TASK TO CARRY OUT. Extract word for word the lines of the listing from its start to the line holding "const fmt = (v)", both ends kept; pictures are not part of the copy.
----------
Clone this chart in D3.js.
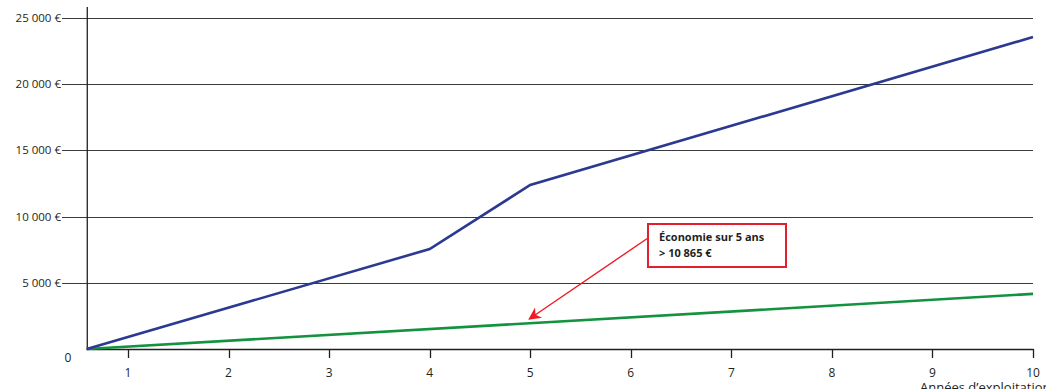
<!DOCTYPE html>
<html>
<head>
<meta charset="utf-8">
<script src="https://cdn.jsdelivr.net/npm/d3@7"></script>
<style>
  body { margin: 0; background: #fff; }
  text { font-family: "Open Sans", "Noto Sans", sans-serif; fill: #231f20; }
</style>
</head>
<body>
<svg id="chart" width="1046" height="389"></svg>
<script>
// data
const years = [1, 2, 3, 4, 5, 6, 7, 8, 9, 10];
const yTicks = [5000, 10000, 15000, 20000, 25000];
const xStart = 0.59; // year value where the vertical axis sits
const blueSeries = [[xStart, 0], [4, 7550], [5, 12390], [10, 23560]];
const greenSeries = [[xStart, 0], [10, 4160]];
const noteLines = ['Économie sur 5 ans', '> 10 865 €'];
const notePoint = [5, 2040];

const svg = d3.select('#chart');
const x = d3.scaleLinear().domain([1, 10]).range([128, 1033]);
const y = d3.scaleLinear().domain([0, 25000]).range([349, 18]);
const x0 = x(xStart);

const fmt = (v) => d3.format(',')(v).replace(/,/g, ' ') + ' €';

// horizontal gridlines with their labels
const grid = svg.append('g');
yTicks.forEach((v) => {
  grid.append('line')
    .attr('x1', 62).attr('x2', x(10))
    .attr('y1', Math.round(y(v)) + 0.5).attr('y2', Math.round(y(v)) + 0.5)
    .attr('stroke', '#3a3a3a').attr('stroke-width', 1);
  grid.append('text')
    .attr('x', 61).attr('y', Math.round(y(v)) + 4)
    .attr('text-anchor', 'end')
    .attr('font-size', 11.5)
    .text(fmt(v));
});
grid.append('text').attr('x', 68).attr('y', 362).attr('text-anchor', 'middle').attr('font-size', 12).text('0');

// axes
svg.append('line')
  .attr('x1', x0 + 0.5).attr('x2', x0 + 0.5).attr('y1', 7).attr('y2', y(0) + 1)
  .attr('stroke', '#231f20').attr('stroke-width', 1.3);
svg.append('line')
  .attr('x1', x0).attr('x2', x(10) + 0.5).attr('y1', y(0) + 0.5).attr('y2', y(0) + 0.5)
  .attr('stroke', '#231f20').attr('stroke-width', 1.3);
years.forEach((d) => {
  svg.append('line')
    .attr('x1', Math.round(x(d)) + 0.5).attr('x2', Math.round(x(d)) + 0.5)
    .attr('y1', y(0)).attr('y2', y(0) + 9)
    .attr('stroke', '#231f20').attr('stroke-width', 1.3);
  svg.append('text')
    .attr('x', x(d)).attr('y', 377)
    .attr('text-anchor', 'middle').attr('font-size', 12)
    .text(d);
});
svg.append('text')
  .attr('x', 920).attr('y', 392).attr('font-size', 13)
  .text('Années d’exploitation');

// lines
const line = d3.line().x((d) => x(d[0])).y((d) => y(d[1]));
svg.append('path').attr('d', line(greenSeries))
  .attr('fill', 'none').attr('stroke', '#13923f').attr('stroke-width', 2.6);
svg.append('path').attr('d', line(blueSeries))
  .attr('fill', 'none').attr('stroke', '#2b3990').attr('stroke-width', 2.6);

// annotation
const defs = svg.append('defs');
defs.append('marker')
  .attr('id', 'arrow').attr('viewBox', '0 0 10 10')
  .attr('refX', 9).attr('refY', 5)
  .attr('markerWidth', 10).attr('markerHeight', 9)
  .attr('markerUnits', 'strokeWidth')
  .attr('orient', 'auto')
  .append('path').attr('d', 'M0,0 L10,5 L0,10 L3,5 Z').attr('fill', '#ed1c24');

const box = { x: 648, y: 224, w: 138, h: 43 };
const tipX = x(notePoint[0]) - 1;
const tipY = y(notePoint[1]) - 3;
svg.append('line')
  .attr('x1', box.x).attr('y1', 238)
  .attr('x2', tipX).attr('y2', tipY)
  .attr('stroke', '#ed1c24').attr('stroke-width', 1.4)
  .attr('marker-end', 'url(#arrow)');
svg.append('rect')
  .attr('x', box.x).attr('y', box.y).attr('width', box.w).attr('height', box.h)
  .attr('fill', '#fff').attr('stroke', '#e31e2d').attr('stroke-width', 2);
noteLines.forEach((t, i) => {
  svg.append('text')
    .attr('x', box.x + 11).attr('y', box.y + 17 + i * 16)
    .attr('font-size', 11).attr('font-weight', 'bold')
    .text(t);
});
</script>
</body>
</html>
----------
EXERCISE OUTPUT.
Clone this chart in D3.js.
<!DOCTYPE html>
<html>
<head>
<meta charset="utf-8">
<script src="https://cdn.jsdelivr.net/npm/d3@7"></script>
<style>
  body { margin: 0; background: #fff; }
  text { font-family: "Open Sans", "Noto Sans", sans-serif; fill: #231f20; }
</style>
</head>
<body>
<svg id="chart" width="1046" height="389"></svg>
<script>
// data
const years = [1, 2, 3, 4, 5, 6, 7, 8, 9, 10];
const yTicks = [5000, 10000, 15000, 20000, 25000];
const xStart = 0.59; // year value where the vertical axis sits
const blueSeries = [[xStart, 0], [4, 7550], [5, 12390], [10, 23560]];
const greenSeries = [[xStart, 0], [10, 4160]];
const noteLines = ['Économie sur 5 ans', '> 10 865 €'];
const notePoint = [5, 2040];

const svg = d3.select('#chart');
const x = d3.scaleLinear().domain([1, 10]).range([128, 1033]);
const y = d3.scaleLinear().domain([0, 25000]).range([349, 18]);
const x0 = x(xStart);

const fmt = (v) => d3.format(',')(v).replace(/,/g, ' ') + ' €';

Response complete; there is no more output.